Repetition Operators

There Are some operators that can be added to Expressions to make them match more complex strings.

Star Operator

The star operator means that the expression is matched repeatedly zero or more times. An example would be:

Addition = [0-9] ('+' [0-9])* ;

Which matches all addition expressions with one digit natural numbers.

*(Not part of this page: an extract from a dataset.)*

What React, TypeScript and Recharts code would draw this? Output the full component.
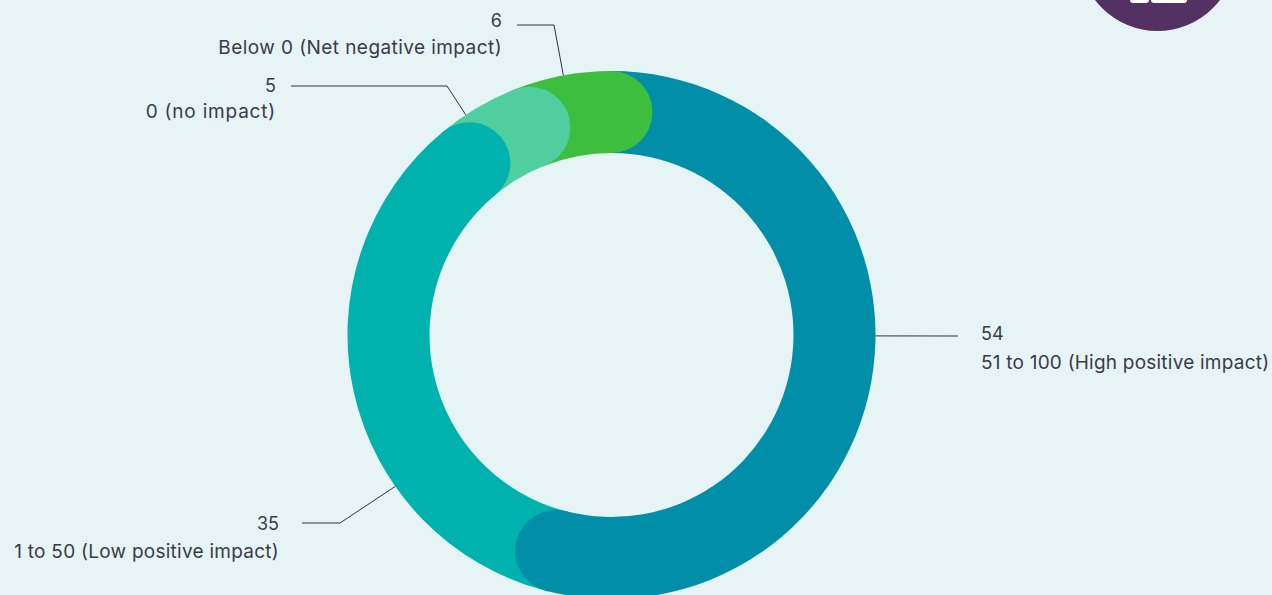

It is exactly equivalent to:

Addition = [0-9] Repetition ; 

Repetition
    = '+' [0-9] Repetition
    | @
    ;

Plus Operator

The Plus Operator means that the expression is matched one or more times. For example:

Hello = "Hello"+ ;

is equivalent to:

Hello = "Hello" "Hello"* ;

Question Operator

The Question Operator means that the expression is matched zero or one time. For example:

Greeting = "Hello" " World"? ;

is equivalent to:

Greeting = "Hello" World ;

World 
    = " World"
    | @
    ;

NOTE: World could not be written with the two operators inverted as it would alway accept @ and never match " World"

Lookahead Operators

A Lookahead Operator on an expression means it will not consume the text it matches.

Positive Lookahead

Positive Lookahead means (symbolized by an &) means that the expression it operates on will have to match the text to not fail, but will not consume it.

For example:

Root = &"Hello" FollowUp;

FollowUp 
    = "Hello to you"
    | "Hello World"
    | "How Are You"
    ; 

Root will never accept "How Are You" because of the Positive lookahead that Would Fail if the start of the parsed string is not Hello.

Negative Lookahead

Negative Lookahead (symbolized with a !) is the inverse of positive lookahead, so it accepts iff the expression fails.

For example if we modified the last example:

Root = !"Hello" FollowUp;

FollowUp 
    = "Hello to you"
    | "Hello World"
    | "How Are You"
    ; 

Then Root would only accepts the input How Are You because it fails on Hello.

Comments

In zapp there are two types of simgle-line comments, simple comments:

// some string

and transparent comments (with a *):

//* This is a transparent comment.

which have to be at the top level of the grammar (above %% NAME) and are added to the top of the generated parser by zapp.